Monday, April 03, 2006

Little town of Grenfell NSW

Grenfell facing the south, showground at right bottom corner and Young road at the top.

Last week, I filled up the extra seat in the Piper and flew down to Kerang, Victoria to have a cuppa n' cake with an old mate. Would'nt you know it, the flight path cut straight across Woodabyna, Junction Reefs, Canowndra, Conimbla, and Grenfell and Weddins. (Weddins will be an upcoming entry, Im sure).

Grenfell is a small Central West town with a population of about 3400. It's main industries revolve around farming of sheep, cattle and cereal crops. It was the birth-place of Henry Lawson.... 'Listen to this.... its straight from the tourist brochure!... At school, we learnt to recite the Australian National Anthem, the school creed, and the cover of the 'Welcome to Grenfell' tourist brochure.

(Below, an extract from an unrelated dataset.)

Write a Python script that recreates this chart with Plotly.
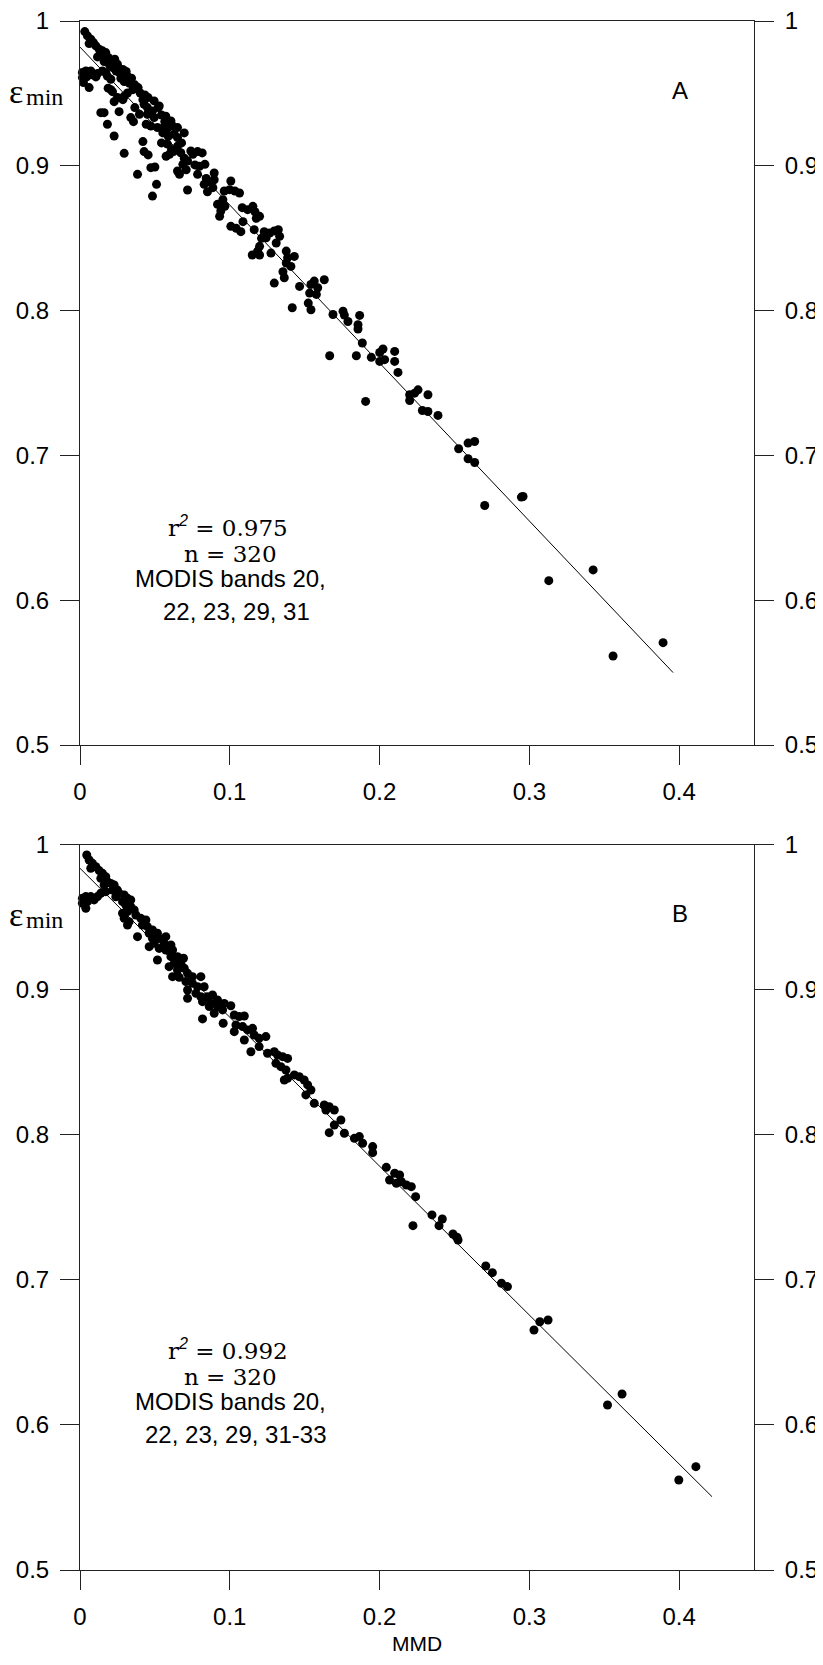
import plotly.graph_objects as go

# ---------------- data ----------------
mmd_a = [
    0.0032, 0.0050, 0.0072, 0.0090, 0.0061, 0.0106, 0.0128, 0.0150, 0.0172, 0.0139,
    0.0188, 0.0117, 0.0161, 0.0206, 0.0232, 0.0197, 0.0219, 0.0250, 0.0241, 0.0264,
    0.0286, 0.0308, 0.0273, 0.0317, 0.0344, 0.0295, 0.0330, 0.0366, 0.0353, 0.0388,
    0.0402, 0.0433, 0.0455, 0.0420, 0.0317, 0.0295, 0.0286, 0.0250, 0.0228, 0.0206,
    0.0188,
    0.0016, 0.0016, 0.0039, 0.0045, 0.0072, 0.0083, 0.0106, 0.0117, 0.0150, 0.0172,
    0.0183, 0.0061, 0.0023, 0.0206,
    0.0139, 0.0161, 0.0183, 0.0228, 0.0295, 0.0384, 0.0484, 0.0511, 0.0473, 0.0500,
    0.0428, 0.0455, 0.0420, 0.0261, 0.0217, 0.0339, 0.0357, 0.0366, 0.0397, 0.0718,
    0.0651,
    0.0450, 0.0484, 0.0522, 0.0544, 0.0573, 0.0566, 0.0607, 0.0618, 0.0584, 0.0517,
    0.0473, 0.0442, 0.0553, 0.0589, 0.0629, 0.0696, 0.0678, 0.0651, 0.0611, 0.0575,
    0.0598, 0.0624, 0.0544, 0.0696, 0.0687, 0.0718, 0.0754, 0.0785, 0.0816, 0.0767,
    0.0798, 0.0834, 0.0785, 0.0709, 0.0664, 0.0843, 0.0865, 0.0896, 0.0829, 0.0851,
    0.0887, 0.0896, 0.0963, 0.0999, 0.1034, 0.1065, 0.1007, 0.0954, 0.0918, 0.0940,
    0.0932, 0.0967, 0.1083, 0.1119, 0.1154, 0.1168, 0.1199, 0.1177, 0.1088, 0.1007,
    0.1043, 0.1074, 0.1163, 0.1230, 0.1266, 0.1297, 0.1324, 0.1333, 0.1212, 0.1199,
    0.1186, 0.1150, 0.1199, 0.1275, 0.1310, 0.1243, 0.1377, 0.1386, 0.1431, 0.1408,
    0.1377, 0.1355, 0.1364, 0.1297, 0.1466, 0.1542, 0.1564, 0.1587, 0.1631, 0.1578,
    0.1533, 0.1524, 0.1542, 0.1417, 0.1689, 0.1756, 0.1765, 0.1867,
    0.0428, 0.0495, 0.0529, 0.0450, 0.0495, 0.0558, 0.0651, 0.0651, 0.0740, 0.0673,
    0.0584,
    0.1789, 0.1856, 0.1856, 0.1885, 0.1667, 0.1845, 0.1907, 0.1945, 0.2001, 0.2023,
    0.2001, 0.2034, 0.2101, 0.2101, 0.2123, 0.2201, 0.2201, 0.2234, 0.2257, 0.2323,
    0.2286, 0.2323, 0.2390, 0.2528, 0.2591, 0.2635, 0.2591, 0.2635, 0.2702, 0.2947,
    0.2958, 0.3130, 0.3426, 0.3559, 0.3893,
]
emin_a = [
    0.9927, 0.9897, 0.9874, 0.9851, 0.9844, 0.9828, 0.9805, 0.9794, 0.9782, 0.9766,
    0.9748, 0.9752, 0.9720, 0.9724, 0.9736, 0.9697, 0.9678, 0.9701, 0.9655, 0.9642,
    0.9665, 0.9651, 0.9605, 0.9619, 0.9605, 0.9582, 0.9570, 0.9559, 0.9526, 0.9540,
    0.9503, 0.9489, 0.9471, 0.9457, 0.9503, 0.9480, 0.9457, 0.9471, 0.9443, 0.9526,
    0.9536,
    0.9644, 0.9609, 0.9655, 0.9614, 0.9655, 0.9628, 0.9614, 0.9637, 0.9655, 0.9644,
    0.9619, 0.9540, 0.9575, 0.9598,
    0.9367, 0.9367, 0.9287, 0.9206, 0.9086, 0.8941, 0.8791, 0.8872, 0.8987, 0.8992,
    0.9098, 0.9075, 0.9167, 0.9374, 0.9512, 0.9333, 0.9305, 0.9402, 0.9356, 0.8833,
    0.8964,
    0.9402, 0.9379, 0.9402, 0.9351, 0.9342, 0.9305, 0.9310, 0.9275, 0.9259, 0.9264,
    0.9275, 0.9287, 0.9227, 0.9204, 0.9218, 0.9227, 0.9158, 0.9135, 0.9112, 0.9066,
    0.9080, 0.9098, 0.9158, 0.9052, 0.9010, 0.9033, 0.9080, 0.9098, 0.9089, 0.9006,
    0.8997, 0.9010, 0.8941, 0.8973, 0.8941, 0.8913, 0.8890, 0.8904, 0.8872, 0.8821,
    0.8849, 0.8950, 0.8826, 0.8835, 0.8826, 0.8812, 0.8895, 0.8766, 0.8734, 0.8688,
    0.8651, 0.8720, 0.8711, 0.8697, 0.8720, 0.8683, 0.8651, 0.8637, 0.8614, 0.8582,
    0.8568, 0.8545, 0.8559, 0.8545, 0.8536, 0.8550, 0.8559, 0.8513, 0.8499, 0.8444,
    0.8411, 0.8384, 0.8384, 0.8397, 0.8467, 0.8503, 0.8411, 0.8365, 0.8374, 0.8305,
    0.8328, 0.8268, 0.8227, 0.8190, 0.8167, 0.8181, 0.8204, 0.8158, 0.8213, 0.8112,
    0.8121, 0.8052, 0.8006, 0.8020, 0.7973, 0.7996, 0.7969, 0.7967,
    0.9425, 0.9448, 0.9413, 0.9356, 0.9333, 0.9264, 0.9264, 0.9195, 0.9102, 0.9090,
    0.9150,
    0.7925, 0.7903, 0.7873, 0.7776, 0.7688, 0.7688, 0.7373, 0.7677, 0.7711, 0.7735,
    0.7649, 0.7661, 0.7718, 0.7649, 0.7573, 0.7419, 0.7379, 0.7430, 0.7453, 0.7419,
    0.7310, 0.7303, 0.7276, 0.7046, 0.7085, 0.7096, 0.6977, 0.6951, 0.6654, 0.6712,
    0.6716, 0.6135, 0.6209, 0.5615, 0.5707,
]

mmd_b = [
    0.0045, 0.0061, 0.0083, 0.0072, 0.0106, 0.0128, 0.0150, 0.0139, 0.0172, 0.0183,
    0.0161, 0.0206, 0.0228, 0.0217, 0.0250, 0.0261, 0.0239, 0.0295, 0.0317, 0.0284,
    0.0339, 0.0306, 0.0339, 0.0362, 0.0317, 0.0284, 0.0373, 0.0295, 0.0328, 0.0317,
    0.0406, 0.0440, 0.0417, 0.0450, 0.0384, 0.0462, 0.0484, 0.0517, 0.0484, 0.0529,
    0.0573, 0.0495, 0.0562, 0.0607, 0.0462, 0.0529, 0.0573, 0.0618, 0.0517, 0.0607,
    0.0651, 0.0691, 0.0629, 0.0673, 0.0595, 0.0651, 0.0696, 0.0618, 0.0662, 0.0718,
    0.0751, 0.0807, 0.0707, 0.0751, 0.0785, 0.0829, 0.0718, 0.0774, 0.0718, 0.0807,
    0.0851, 0.0885, 0.0818, 0.0874, 0.0918, 0.0963, 0.1007, 0.0863, 0.0918, 0.0952,
    0.0896, 0.0818, 0.0956, 0.1030, 0.1063, 0.1097, 0.1041, 0.1030, 0.1086, 0.1119,
    0.1152, 0.1097, 0.1163, 0.1196, 0.1241, 0.1141, 0.1196, 0.1252, 0.1297, 0.1319,
    0.1353, 0.1386, 0.1308, 0.1341, 0.1375, 0.1386, 0.1364, 0.1431, 0.1464, 0.1497,
    0.1520, 0.1542, 0.1508, 0.1564, 0.1631, 0.1664, 0.1642, 0.1698, 0.1742, 0.1698,
    0.1664, 0.1765, 0.1832, 0.1865, 0.1887, 0.1954, 0.1954,
    0.0016, 0.0016, 0.0039, 0.0050, 0.0072, 0.0094, 0.0039, 0.0117, 0.0139, 0.0172,
    0.2045, 0.2067, 0.2101, 0.2134, 0.2112, 0.2146, 0.2179, 0.2212, 0.2241, 0.2223,
    0.2350, 0.2397, 0.2419, 0.2490, 0.2517, 0.2524, 0.2709, 0.2753, 0.2814, 0.2854,
    0.3031, 0.3070, 0.3125, 0.3522, 0.3619, 0.3998, 0.4112,
]
emin_b = [
    0.9928, 0.9893, 0.9870, 0.9836, 0.9847, 0.9820, 0.9801, 0.9767, 0.9778, 0.9744,
    0.9721, 0.9732, 0.9721, 0.9686, 0.9686, 0.9663, 0.9640, 0.9652, 0.9629, 0.9606,
    0.9618, 0.9583, 0.9572, 0.9549, 0.9537, 0.9526, 0.9514, 0.9491, 0.9468, 0.9445,
    0.9491, 0.9480, 0.9445, 0.9434, 0.9365, 0.9388, 0.9411, 0.9388, 0.9353, 0.9353,
    0.9365, 0.9319, 0.9319, 0.9307, 0.9296, 0.9284, 0.9273, 0.9273, 0.9204, 0.9227,
    0.9227, 0.9216, 0.9181, 0.9181, 0.9158, 0.9135, 0.9147, 0.9089, 0.9085, 0.9112,
    0.9089, 0.9089, 0.9055, 0.9043, 0.9020, 0.9020, 0.8997, 0.8974, 0.8940, 0.8951,
    0.8951, 0.8963, 0.8917, 0.8905, 0.8928, 0.8905, 0.8889, 0.8883, 0.8883, 0.8860,
    0.8837, 0.8798, 0.8768, 0.8825, 0.8814, 0.8818, 0.8756, 0.8710, 0.8745, 0.8722,
    0.8733, 0.8653, 0.8687, 0.8664, 0.8676, 0.8572, 0.8607, 0.8561, 0.8572, 0.8549,
    0.8538, 0.8526, 0.8492, 0.8469, 0.8446, 0.8389, 0.8377, 0.8412, 0.8400, 0.8377,
    0.8343, 0.8308, 0.8274, 0.8216, 0.8205, 0.8193, 0.8170, 0.8170, 0.8101, 0.8067,
    0.8014, 0.8010, 0.7975, 0.7987, 0.7941, 0.7918, 0.7876,
    0.9629, 0.9595, 0.9641, 0.9606, 0.9641, 0.9618, 0.9560, 0.9641, 0.9664, 0.9675,
    0.7775, 0.7688, 0.7734, 0.7722, 0.7665, 0.7676, 0.7653, 0.7642, 0.7573, 0.7373,
    0.7447, 0.7373, 0.7419, 0.7316, 0.7293, 0.7274, 0.7095, 0.7049, 0.6976, 0.6953,
    0.6654, 0.6711, 0.6723, 0.6137, 0.6213, 0.5620, 0.5712,
]

fit_a_x = [0.0, 0.396]
fit_a_y = [0.982, 0.550]
fit_b_x = [0.0, 0.422]
fit_b_y = [0.9836, 0.5505]

x_ticks = [0, 0.1, 0.2, 0.3, 0.4]
x_tick_labels = ["0", "0.1", "0.2", "0.3", "0.4"]
y_ticks = [0.5, 0.6, 0.7, 0.8, 0.9, 1.0]
y_tick_labels = ["0.5", "0.6", "0.7", "0.8", "0.9", "1"]

# ---------------- figure ----------------
# The page body keeps its default 8px margin, so the figure sits 8px in from the
# corner.  Width may reach the right window edge; height is kept so that the page
# does not need a vertical scrollbar.
OFF = 8
W, H = 823 - OFF, 1665 - 2 * OFF
PLOT_L, PLOT_R, PLOT_T, PLOT_B = 80, 754, 21, 1570   # page pixels of the plot box
ML, MR = PLOT_L - OFF, (OFF + W) - PLOT_R
MT, MB = PLOT_T - OFF, (OFF + H) - PLOT_B
PW = PLOT_R - PLOT_L
PH = PLOT_B - PLOT_T


def px(xp):
    return (xp - PLOT_L) / PW


def py(yp):
    return (PLOT_B - yp) / PH


SANS = "Liberation Sans, Arial, sans-serif"
SERIF = "Liberation Serif, Times New Roman, serif"
WSERIF = "DejaVu Serif, serif"
AXC = "#222222"
TICKFONT = dict(family=SANS, size=24, color="black")

fig = go.Figure()

fig.add_trace(go.Scatter(x=fit_a_x, y=fit_a_y, xaxis="x", yaxis="y", mode="lines",
                         line=dict(color="black", width=1), hoverinfo="skip", showlegend=False))
fig.add_trace(go.Scatter(x=mmd_a, y=emin_a, xaxis="x", yaxis="y3", mode="markers",
                         marker=dict(color="black", size=9, line=dict(width=0)),
                         cliponaxis=False, showlegend=False))
fig.add_trace(go.Scatter(x=fit_b_x, y=fit_b_y, xaxis="x2", yaxis="y2", mode="lines",
                         line=dict(color="black", width=1), hoverinfo="skip", showlegend=False))
fig.add_trace(go.Scatter(x=mmd_b, y=emin_b, xaxis="x2", yaxis="y4", mode="markers",
                         marker=dict(color="black", size=9, line=dict(width=0)),
                         cliponaxis=False, showlegend=False))

dom_a = [py(745), 1.0]
dom_b = [0.0, py(844.5)]

xcommon = dict(range=[0, 0.45], tickvals=x_ticks, ticktext=x_tick_labels, ticks="outside",
               ticklen=19, tickwidth=1, tickcolor=AXC, showline=True, linecolor=AXC,
               linewidth=1, mirror=True, showgrid=False, zeroline=False, automargin=False,
               tickfont=TICKFONT, ticklabelstandoff=6, ticklabeloverflow="allow",
               domain=[0, 1])
ycommon = dict(range=[0.5, 1.0], tickvals=y_ticks, ticktext=y_tick_labels, ticks="outside",
               ticklen=19, tickwidth=1, tickcolor=AXC, showline=True, linecolor=AXC,
               linewidth=1, showgrid=False, zeroline=False, tickfont=TICKFONT,
               automargin=False, ticklabelstandoff=6, ticklabeloverflow="allow")

fig.update_layout(
    width=W, height=H,
    margin=dict(l=ML, r=MR, t=MT, b=MB, pad=0, autoexpand=False),
    paper_bgcolor="white", plot_bgcolor="white",
    showlegend=False,
    xaxis=dict(anchor="y", **xcommon),
    xaxis2=dict(anchor="y2", **xcommon),
    yaxis=dict(anchor="x", domain=dom_a, side="left", **ycommon),
    yaxis3=dict(anchor="x", overlaying="y", side="right", **ycommon),
    yaxis2=dict(anchor="x2", domain=dom_b, side="left", **ycommon),
    yaxis4=dict(anchor="x2", overlaying="y2", side="right", **ycommon),
)

anns = []


def add(text, xp, yp, family, size, yanchor="middle"):
    anns.append(dict(text=text, x=px(xp), y=py(yp), xref="paper", yref="paper",
                     xanchor="center", yanchor=yanchor, showarrow=False, borderpad=0,
                     font=dict(family=family, size=size, color="black")))


sup2 = '<sup><span style="font-family:Liberation Sans;font-style:italic">2</span></sup>'
for dy, label, r2, bands, xb in [(0, "A", "0.975", "22, 23, 29, 31", 236),
                                 (823, "B", "0.992", "22, 23, 29, 31-33", 235)]:
    add(label, 680, 90 + dy, SANS, 24)
    add("ε", 16, 91 + dy, SERIF, 34)
    add("min", 44, 97 + dy, SERIF, 24)
    add("r" + sup2 + " = " + r2, 227.5, 526 + dy, WSERIF, 23)
    add("n = 320", 230, 554 + dy, WSERIF, 23)
    add("MODIS bands 20,", 230, 578 + dy, SANS, 24)
    add(bands, xb, 611 + dy, SANS, 24)

# x-axis title, kept inside the bottom edge of the figure
add("MMD", 417, OFF + H - 1, SANS, 21, yanchor="bottom")

fig.update_layout(annotations=anns)

fig.write_html("out.html")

When we flew over, the country was still looking very dry. Dams are low and a lot of country destocked. Its the first flight Ive taken over Grenfell country, and Ive got to say, it was all very intersesting, a bit nostalgic... and the plane was so noisy that I wasnt bothered to tell anyone the stories from this place and that.


Grenfell facing easterlish. The Mid western H'way running straight on through. Most people stay on the highway and pass through, thinking that the town has no Main Street. The 'Main is the curved detour to the left of the Highway in the centre of town. It paralels the Emu Creek, which is where the town sprang up as a gold mining villiage in tyhe 1850's.